— BEGIN —

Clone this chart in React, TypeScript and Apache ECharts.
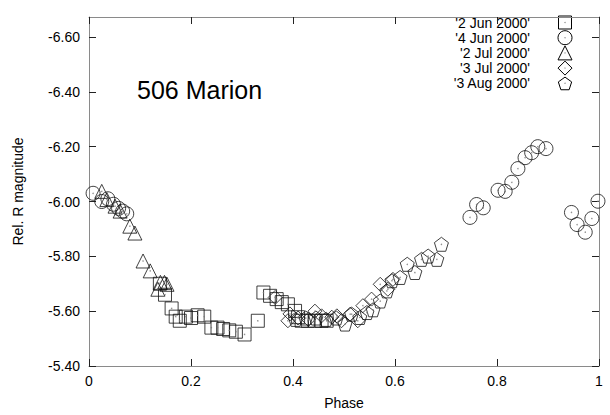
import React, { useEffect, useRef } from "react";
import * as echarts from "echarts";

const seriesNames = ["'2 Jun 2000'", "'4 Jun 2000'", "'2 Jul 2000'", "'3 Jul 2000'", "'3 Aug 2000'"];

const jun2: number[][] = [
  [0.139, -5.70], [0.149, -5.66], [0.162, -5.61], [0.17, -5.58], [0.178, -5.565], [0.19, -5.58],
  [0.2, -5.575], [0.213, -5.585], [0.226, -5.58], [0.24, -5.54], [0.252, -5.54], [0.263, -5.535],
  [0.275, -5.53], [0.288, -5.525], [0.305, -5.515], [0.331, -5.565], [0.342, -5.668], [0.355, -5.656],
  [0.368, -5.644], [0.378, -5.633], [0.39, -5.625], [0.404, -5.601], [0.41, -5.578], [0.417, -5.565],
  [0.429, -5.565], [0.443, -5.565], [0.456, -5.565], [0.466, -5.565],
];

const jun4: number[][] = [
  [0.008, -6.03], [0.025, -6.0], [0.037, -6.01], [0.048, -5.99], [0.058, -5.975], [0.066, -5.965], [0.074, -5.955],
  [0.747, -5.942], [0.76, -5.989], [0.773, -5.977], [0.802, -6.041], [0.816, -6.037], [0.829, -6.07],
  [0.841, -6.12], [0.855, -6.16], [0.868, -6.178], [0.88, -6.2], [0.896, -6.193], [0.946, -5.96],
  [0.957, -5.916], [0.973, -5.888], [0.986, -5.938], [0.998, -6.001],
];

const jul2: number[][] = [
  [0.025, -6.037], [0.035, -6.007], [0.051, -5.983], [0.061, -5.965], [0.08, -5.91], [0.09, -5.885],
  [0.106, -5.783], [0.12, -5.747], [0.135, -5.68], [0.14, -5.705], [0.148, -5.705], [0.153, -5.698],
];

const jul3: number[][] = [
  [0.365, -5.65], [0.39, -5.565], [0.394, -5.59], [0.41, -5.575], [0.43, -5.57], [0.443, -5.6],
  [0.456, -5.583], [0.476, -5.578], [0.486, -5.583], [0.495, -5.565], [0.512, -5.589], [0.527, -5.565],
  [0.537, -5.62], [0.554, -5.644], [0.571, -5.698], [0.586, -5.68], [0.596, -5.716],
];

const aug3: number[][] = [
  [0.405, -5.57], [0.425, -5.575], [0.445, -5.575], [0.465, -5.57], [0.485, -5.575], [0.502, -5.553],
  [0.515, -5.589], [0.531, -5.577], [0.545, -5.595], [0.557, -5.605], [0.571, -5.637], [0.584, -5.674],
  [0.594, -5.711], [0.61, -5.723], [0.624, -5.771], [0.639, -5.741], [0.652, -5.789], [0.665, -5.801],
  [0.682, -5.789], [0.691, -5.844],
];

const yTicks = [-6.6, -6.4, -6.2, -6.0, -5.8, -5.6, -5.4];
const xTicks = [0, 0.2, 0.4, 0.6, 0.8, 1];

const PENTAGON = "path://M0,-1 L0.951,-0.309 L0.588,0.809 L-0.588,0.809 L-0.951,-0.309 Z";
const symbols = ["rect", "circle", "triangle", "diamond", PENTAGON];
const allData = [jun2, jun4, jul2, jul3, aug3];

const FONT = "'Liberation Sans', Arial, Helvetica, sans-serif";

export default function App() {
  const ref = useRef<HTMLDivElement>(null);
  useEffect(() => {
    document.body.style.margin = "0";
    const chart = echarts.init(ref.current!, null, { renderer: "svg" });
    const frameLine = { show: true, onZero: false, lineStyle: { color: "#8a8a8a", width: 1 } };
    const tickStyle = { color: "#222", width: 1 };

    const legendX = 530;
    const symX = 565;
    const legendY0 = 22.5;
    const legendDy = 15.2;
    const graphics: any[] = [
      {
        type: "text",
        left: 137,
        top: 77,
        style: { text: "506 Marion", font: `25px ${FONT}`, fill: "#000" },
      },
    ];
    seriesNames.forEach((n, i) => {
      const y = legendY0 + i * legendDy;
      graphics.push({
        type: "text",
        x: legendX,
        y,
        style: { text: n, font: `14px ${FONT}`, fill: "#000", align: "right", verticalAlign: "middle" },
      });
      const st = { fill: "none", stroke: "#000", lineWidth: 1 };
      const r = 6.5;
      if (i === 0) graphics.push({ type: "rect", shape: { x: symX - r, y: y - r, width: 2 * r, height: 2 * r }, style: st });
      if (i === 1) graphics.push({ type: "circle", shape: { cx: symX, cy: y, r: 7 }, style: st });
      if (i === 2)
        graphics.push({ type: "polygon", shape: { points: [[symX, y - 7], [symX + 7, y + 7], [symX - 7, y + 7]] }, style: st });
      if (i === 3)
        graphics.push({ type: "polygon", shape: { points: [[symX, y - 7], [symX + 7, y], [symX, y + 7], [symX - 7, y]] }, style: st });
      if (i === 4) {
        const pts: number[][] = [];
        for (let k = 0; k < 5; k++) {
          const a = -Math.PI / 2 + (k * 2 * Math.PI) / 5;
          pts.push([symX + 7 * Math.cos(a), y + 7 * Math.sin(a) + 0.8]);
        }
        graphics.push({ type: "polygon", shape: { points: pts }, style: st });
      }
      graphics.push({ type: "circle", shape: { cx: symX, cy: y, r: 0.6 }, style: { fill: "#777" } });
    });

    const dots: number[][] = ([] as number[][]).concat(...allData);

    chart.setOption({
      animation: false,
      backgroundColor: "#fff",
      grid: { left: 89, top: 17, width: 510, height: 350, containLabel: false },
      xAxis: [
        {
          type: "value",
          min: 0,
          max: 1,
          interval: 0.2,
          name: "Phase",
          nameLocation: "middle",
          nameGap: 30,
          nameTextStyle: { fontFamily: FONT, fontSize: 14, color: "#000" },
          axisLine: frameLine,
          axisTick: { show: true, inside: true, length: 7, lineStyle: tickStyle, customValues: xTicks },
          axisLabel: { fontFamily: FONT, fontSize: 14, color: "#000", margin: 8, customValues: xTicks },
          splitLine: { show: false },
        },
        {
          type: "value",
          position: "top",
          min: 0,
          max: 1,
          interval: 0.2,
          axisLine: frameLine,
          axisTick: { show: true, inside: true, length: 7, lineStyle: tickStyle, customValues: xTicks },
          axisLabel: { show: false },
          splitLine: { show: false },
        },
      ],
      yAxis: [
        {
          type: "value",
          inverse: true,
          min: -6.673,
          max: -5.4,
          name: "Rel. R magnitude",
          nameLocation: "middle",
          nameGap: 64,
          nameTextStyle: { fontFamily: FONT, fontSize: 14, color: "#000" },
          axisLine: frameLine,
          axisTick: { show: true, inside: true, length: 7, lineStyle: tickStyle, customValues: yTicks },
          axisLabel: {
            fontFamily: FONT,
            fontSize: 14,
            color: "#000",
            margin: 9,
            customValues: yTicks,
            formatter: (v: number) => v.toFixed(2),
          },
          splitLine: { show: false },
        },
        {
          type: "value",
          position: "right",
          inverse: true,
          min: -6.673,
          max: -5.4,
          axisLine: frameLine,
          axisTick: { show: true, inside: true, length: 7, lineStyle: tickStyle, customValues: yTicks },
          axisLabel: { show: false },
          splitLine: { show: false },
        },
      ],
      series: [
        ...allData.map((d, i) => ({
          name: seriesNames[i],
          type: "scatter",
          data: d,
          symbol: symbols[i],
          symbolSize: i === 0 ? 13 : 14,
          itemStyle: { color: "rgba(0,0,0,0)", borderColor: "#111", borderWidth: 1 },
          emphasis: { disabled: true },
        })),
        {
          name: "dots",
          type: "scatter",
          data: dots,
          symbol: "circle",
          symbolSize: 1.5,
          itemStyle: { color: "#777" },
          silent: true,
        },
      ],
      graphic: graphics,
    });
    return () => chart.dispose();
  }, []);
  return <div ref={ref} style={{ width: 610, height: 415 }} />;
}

— END —

#### JOB:
Repeat, word for word and with no pictures, only the lines running from the beginning of the data to the line that contains "const xTicks = [0, 0.2, 0.4, 0.6, 0.8, 1];".

#### REPLY TO THE TASK:
Clone this chart in React, TypeScript and Apache ECharts.
import React, { useEffect, useRef } from "react";
import * as echarts from "echarts";

const seriesNames = ["'2 Jun 2000'", "'4 Jun 2000'", "'2 Jul 2000'", "'3 Jul 2000'", "'3 Aug 2000'"];

const jun2: number[][] = [
  [0.139, -5.70], [0.149, -5.66], [0.162, -5.61], [0.17, -5.58], [0.178, -5.565], [0.19, -5.58],
  [0.2, -5.575], [0.213, -5.585], [0.226, -5.58], [0.24, -5.54], [0.252, -5.54], [0.263, -5.535],
  [0.275, -5.53], [0.288, -5.525], [0.305, -5.515], [0.331, -5.565], [0.342, -5.668], [0.355, -5.656],
  [0.368, -5.644], [0.378, -5.633], [0.39, -5.625], [0.404, -5.601], [0.41, -5.578], [0.417, -5.565],
  [0.429, -5.565], [0.443, -5.565], [0.456, -5.565], [0.466, -5.565],
];

const jun4: number[][] = [
  [0.008, -6.03], [0.025, -6.0], [0.037, -6.01], [0.048, -5.99], [0.058, -5.975], [0.066, -5.965], [0.074, -5.955],
  [0.747, -5.942], [0.76, -5.989], [0.773, -5.977], [0.802, -6.041], [0.816, -6.037], [0.829, -6.07],
  [0.841, -6.12], [0.855, -6.16], [0.868, -6.178], [0.88, -6.2], [0.896, -6.193], [0.946, -5.96],
  [0.957, -5.916], [0.973, -5.888], [0.986, -5.938], [0.998, -6.001],
];

const jul2: number[][] = [
  [0.025, -6.037], [0.035, -6.007], [0.051, -5.983], [0.061, -5.965], [0.08, -5.91], [0.09, -5.885],
  [0.106, -5.783], [0.12, -5.747], [0.135, -5.68], [0.14, -5.705], [0.148, -5.705], [0.153, -5.698],
];

const jul3: number[][] = [
  [0.365, -5.65], [0.39, -5.565], [0.394, -5.59], [0.41, -5.575], [0.43, -5.57], [0.443, -5.6],
  [0.456, -5.583], [0.476, -5.578], [0.486, -5.583], [0.495, -5.565], [0.512, -5.589], [0.527, -5.565],
  [0.537, -5.62], [0.554, -5.644], [0.571, -5.698], [0.586, -5.68], [0.596, -5.716],
];

const aug3: number[][] = [
  [0.405, -5.57], [0.425, -5.575], [0.445, -5.575], [0.465, -5.57], [0.485, -5.575], [0.502, -5.553],
  [0.515, -5.589], [0.531, -5.577], [0.545, -5.595], [0.557, -5.605], [0.571, -5.637], [0.584, -5.674],
  [0.594, -5.711], [0.61, -5.723], [0.624, -5.771], [0.639, -5.741], [0.652, -5.789], [0.665, -5.801],
  [0.682, -5.789], [0.691, -5.844],
];

const yTicks = [-6.6, -6.4, -6.2, -6.0, -5.8, -5.6, -5.4];
const xTicks = [0, 0.2, 0.4, 0.6, 0.8, 1];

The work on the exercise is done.